Jika kalian ingin berkenalan dengan guru2 terbaik, maka datanglah ke sekolah2 di pelosok. Saya pernah datang, menumpang shalat jum'at di masjid salah-satu sekolah tersebut. Khatib naik mimbar, tampilannya amat sederhana, wajahnya teduh, usianya berbilang 40. Suaranya lembut, tidak banyak naik-turun, cukup mengalir. Tidak perlu habis2an bergaya, cukup sistematis dan mudah dipahami. Apalagi, tidak perlu berapi-api, seluruh ceramahnya sudah sangat bertenaga. Dan tidak perlu membahas tentang topik super seru, cukup tentang kebaikan, dan seluruh masjid terdiam mendengarkan, satu-dua menghela nafas, satu-dua menyeka air mata di pipi.
Itulah salah-satu guru yang budiman. Ilmunya tinggi--saya sempatkan bertanya ke salah-satu jamaah, wahai, siapa gerangan yang tadi khatib. Dijawab pendek, "salah satu guru kami." Bertanya lagi, "Lulusan mana?" Dijawab sambil senyum simpul, "Al-Azhar Kairo." Tak terbayangkan, guru ini, lulusan perguruan tinggi ternama di dunia, hafiz Qur'an pula, bagaimana mungkin dia tidak pernah muncul di televisi? Bagaimana mungkin dia tidak dikenal orang jutaan orang? Yang kemudian, bahkan saat kita untuk mengundangnya, kita harus antri berbulan2 karena jadwalnya penuh. Bagaimana mungkin dia hanya jadi guru di sekolah ini? Sekolah yang bahkan jauh dari hiruk pikuk kota. Bisa ditemui siapapun oleh murid2nya yang beruntung, bisa bertanya banyak hal, dan saat berjalan bersisian, dia tidak ubahnya seperti tetangga sebelah rumah.
Guru-guru terbaik ini masih ada. Mereka bekerja dengan tulus di setiap penjuru dunia ini. Tidak jauh dari kita jaraknya, bahkan boleh jadi ada di "halaman rumah" sendiri. Tapi kita sering abai, lebih suka gemerlap ilmu dari guru selebritis. Yang konon katanya guru yang mulia, tapi justeru berseliweran di acara gosip. Yang konon katanya memang begitulah cara terkini berdakwah, hingga tak bisa lagi dipisahkan mana baik mana yang buruk, mana teladan mana yang menyesatkan.
Tidak semua dari kita berkesempatan meluangkan waktu untuk mencari ilmu lagi. Maka jika kita tidak sempat lagi berguru dengan guru2 terbaik ini, masih ada cara lain, dengan membaca.
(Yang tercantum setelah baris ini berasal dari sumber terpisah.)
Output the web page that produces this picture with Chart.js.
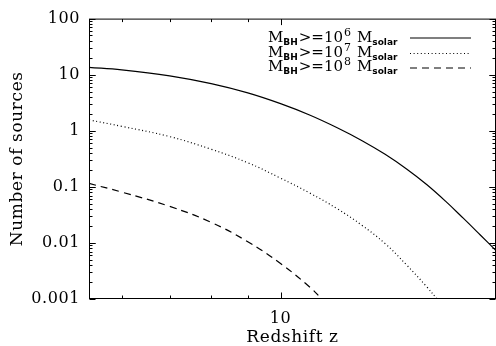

Itu juga alternatif efektif menimba ilmu. Yang sedang banyak pikiran, ambillah buku2 dari guru besar Imam Ghazali, belajar tentang perasaan. Yang sedang susah hatinya, jangan lupakan buku2 Imam Syafii, Imam2 lainnya. Sungguh banyak mutiara kehidupan dari mereka. Inilah bacaan2 yang baik nan lurus. Ini bukan sejenis buku2 populer yang disertai cap "best seller", juga tidak disertai bombastis judul, tips2, yang sebenarnya tujuannya jualan saja.
Belajarlah dari guru2 terbaik di sekitar kita, baik secara langsung ataupun lewat perantara buku2, maka insya Allah, kita akan punya kesempatan memahami banyak hal dengan cara terbaiknya.